I am building an application where I want to limit the results not by an absolute number but instead by their similarity to the query.

From the documentation it seems that the only option is top_k (a fixed number of results that meet a threshold similarity score). I am wondering how that similarity score is determined, and whether it may change as more upserts are indexed.

In other words, if I had an index with lots of statements about industrial safety and determined for my application that similarity needs to be < 0.1 in order to be useful, and then later added a bunch of statements about acrylic painting, would it change the relative score of results such that I would have to adjust my in-app cutt-off from < 0.1 to say <0.15?

Assume that I am getting embeddings from openai and the same model version each time. (the embedding model isn’t changing, I am just asking about the pinecone query results score calculation).

1 Like

Hi @shore,

We have a roadmap item to do this kind of similarity searching (“return all vectors within x distance of this one”), but we don’t have a release date set for it yet. It’s still in planning and development.

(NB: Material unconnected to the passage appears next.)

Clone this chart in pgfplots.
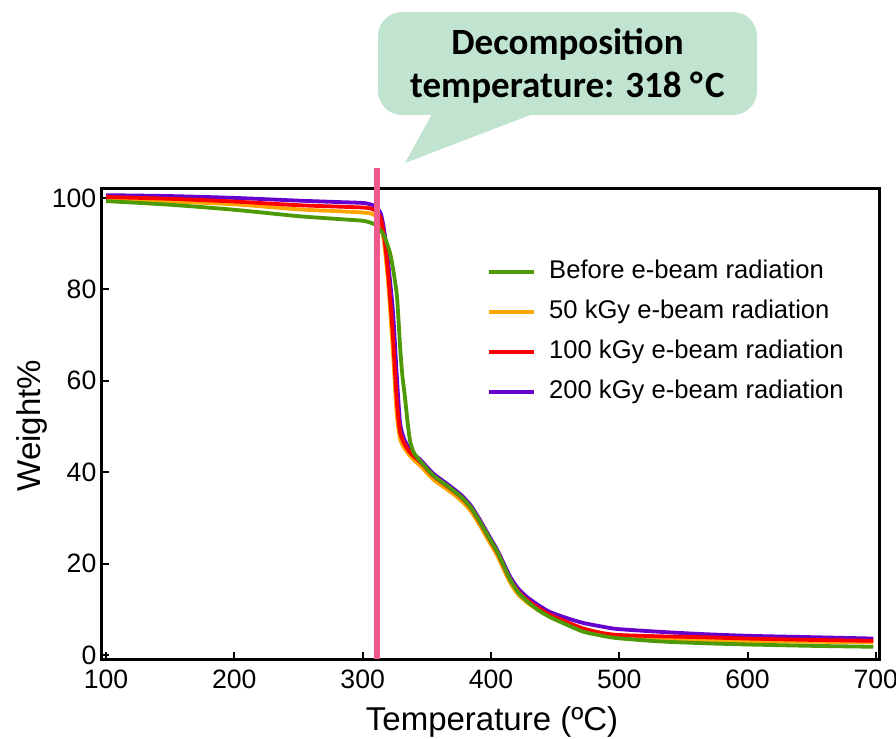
\documentclass[border=0pt]{standalone}
\usepackage{fontspec}
\setmainfont{Liberation Sans}
\newfontfamily\calibri{Carlito}
\usepackage{pgfplots}
\pgfplotsset{compat=1.18}
\definecolor{cgreen}{RGB}{78,154,6}
\definecolor{corange}{RGB}{255,165,0}
\definecolor{cred}{RGB}{255,0,0}
\definecolor{cpurple}{RGB}{102,0,204}
\definecolor{cpink}{RGB}{241,88,139}
\definecolor{cmint}{RGB}{192,228,208}
\begin{document}
\begin{tikzpicture}
\begin{axis}[
  scale only axis, width=388.8pt, height=235.5pt,
  xmin=96.6, xmax=702.7, ymin=-0.94, ymax=102.1,
  xtick={100,200,...,700}, ytick={0,20,...,100},
  xtick pos=left, ytick pos=left,
  tick align=inside, major tick length=3.8pt,
  every tick/.style={black, line width=1pt},
  axis line style={line width=1.5pt},
  /pgf/number format/assume math mode=true,
  ticklabel style={font=\fontsize{13.3}{15}\selectfont},
  xticklabel style={inner sep=0pt, yshift=-5.3pt},
  yticklabel style={inner sep=0pt, xshift=-2.5pt},
  xlabel={Temperature (ºC)}, ylabel={Weight\%},
  label style={font=\fontsize{16.5}{18}\selectfont},
  xlabel style={at={(axis description cs:0.502,-0.1325)}, anchor=center},
  ylabel style={at={(axis description cs:-0.0896,0.4958)}, anchor=center},
  clip=false,
  legend style={at={(axis description cs:0.4955,0.8493)}, anchor=north west,
    draw=none, fill=none, inner sep=0pt, row sep=7.8pt, column sep=6.5pt,
    font=\fontsize{12.8}{14}\selectfont,
    nodes={inner sep=0pt, text height=9.5pt, text depth=2.7pt}},
  legend cell align=left,
  legend image code/.code={\draw[#1] (0pt,0pt) -- (22.5pt,0pt);},
]
\addplot[cpurple, line width=1.9pt, smooth, tension=0.4, forget plot] coordinates {
(100,100.6) (150,100.4) (200,100.0) (250,99.4) (280,99.1) (300,98.9) (306,98.6) (310,98.1) (314,96.7) (317,92.5) (320,85.5) (323.7,74.8) (326.8,60.1) (329.2,50.7) (332,47.5) (335,45.8) (340,43.9) (345,42.7) (355,39.7) (365,37.6) (376,35.2) (384,32.8) (391.5,29.5) (398,26.3) (405,22.9) (410,20.0) (415,17.1) (421,14.6) (428,12.7) (437,10.9) (446,9.4) (460,8.0) (472,7.0) (485,6.3) (498,5.7) (530,5.1) (563,4.6) (600,4.2) (650,3.9) (698,3.6)};
\addplot[corange, line width=1.9pt, smooth, tension=0.4, forget plot] coordinates {
(100,99.8) (150,99.2) (200,98.6) (250,97.5) (280,97.1) (300,96.8) (306,96.6) (310,96.1) (314,94.5) (317,89.5) (320,81.0) (323.5,67.0) (326.5,53.0) (329,47.5) (332,45.5) (336,43.9) (340,42.6) (345,41.4) (355,38.4) (365,36.4) (376,34.0) (384,31.6) (391.5,28.3) (398,25.1) (405,21.7) (410,18.7) (415,15.8) (421,13.3) (428,11.5) (437,9.8) (446,8.5) (460,6.8) (472,5.5) (485,4.6) (498,4.0) (530,3.5) (563,3.2) (600,3.0) (650,2.9) (698,2.8)};
\addplot[cred, line width=1.9pt, smooth, tension=0.4, forget plot] coordinates {
(100,100.2) (150,99.8) (200,99.2) (250,98.4) (280,98.1) (300,97.9) (306,97.7) (310,97.2) (314,95.6) (317,91.0) (320,83.0) (323.5,70.0) (326.5,56.0) (329,49.0) (332,46.5) (336,44.6) (340,43.4) (345,42.2) (355,39.2) (365,37.1) (376,34.7) (384,32.3) (391.5,29.0) (398,25.8) (405,22.4) (410,19.4) (415,16.5) (421,14.0) (428,12.1) (437,10.3) (446,8.8) (460,7.1) (472,5.8) (485,4.9) (498,4.4) (530,4.1) (563,3.9) (600,3.6) (650,3.3) (698,3.1)};
\addplot[cgreen, line width=1.9pt, smooth, tension=0.4, forget plot] coordinates {
(100,99.3) (150,98.5) (200,97.4) (250,96.0) (280,95.4) (300,95.0) (306,94.6) (310,94.1) (313.6,93.0) (317,91.6) (321.4,87.9) (324,84.0) (326.8,78.3) (329.2,67.4) (331,61.0) (333,56.4) (335,51.0) (337,46.8) (340,44.2) (345,42.4) (355,39.3) (365,37.2) (376,34.8) (384,32.4) (391.5,29.1) (398,25.9) (405,22.5) (410,19.5) (415,16.5) (421,13.8) (428,11.8) (437,9.8) (446,8.3) (460,6.5) (472,5.1) (485,4.3) (498,3.7) (530,3.0) (563,2.6) (600,2.3) (650,2.0) (698,1.8)};
\addplot[cpink, line width=3pt, forget plot] coordinates {(311,-0.94) (311,106.5)};
\addlegendimage{cgreen, line width=1.9pt}
\addlegendentry{Before e-beam radiation}
\addlegendimage{corange, line width=1.9pt}
\addlegendentry{50 kGy e-beam radiation}
\addlegendimage{cred, line width=1.9pt}
\addlegendentry{100 kGy e-beam radiation}
\addlegendimage{cpurple, line width=1.9pt}
\addlegendentry{200 kGy e-beam radiation}
\end{axis}
\begin{scope}[shift={(current axis.south west)}, xshift=-50.85pt, yshift=329.65pt, x=0.5pt, y=-0.5pt]
  \fill[cmint, rounded corners=12pt] (378,12) rectangle (757,115);
  \fill[cmint] (432,114) -- (533,114) -- (405,163) -- cycle;
  \node[font=\calibri\bfseries\fontsize{18.5}{21.5}\selectfont, anchor=base, inner sep=0pt] at (567.5,55) {Decomposition};
  \node[font=\calibri\bfseries\fontsize{18.5}{21.5}\selectfont, anchor=base, inner sep=0pt] at (567.5,98) {temperature: 318 °\kern1.2ptC};
  \pgfresetboundingbox
  \path[use as bounding box] (0,0) rectangle (896,739);
\end{scope}
\end{tikzpicture}
\end{document}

For now, top_k is the way to go. As you said, we return a fixed number of vectors going from closest to furthest. There’s no limit on how far a vector can be in the return, so if your top_k is 10 and the 10 closest vectors are all around a distance of .05, those would be the ones returned.

1 Like

is there an update on this feature?

would love to have this feature too :slightly_smiling_face:

2 Likes

+1, Definitely something cool to have!

1 Like

+1, Any update on this.

For this proposed feature, would top_k=10000 suffice, or do you want to scan the whole index and return all results within a certain similarity?

If the latter, can you please share some color on why and how you intend to utilize potentially > 10k results?

Im thinking of seriously switching to Weaviate just because of this one thing. This has been requested by multiple users multiple times everywhere on the community, on stack overflow and otherwise. If you check your customer service tickets they will mention this as one of the top items too.

So when will we get this feature of returning vectors with not just top_k but alsi above a certain threshold. The power of Pinecone is vector search and if i cannot do it well or have to do post processing then why even bother with it.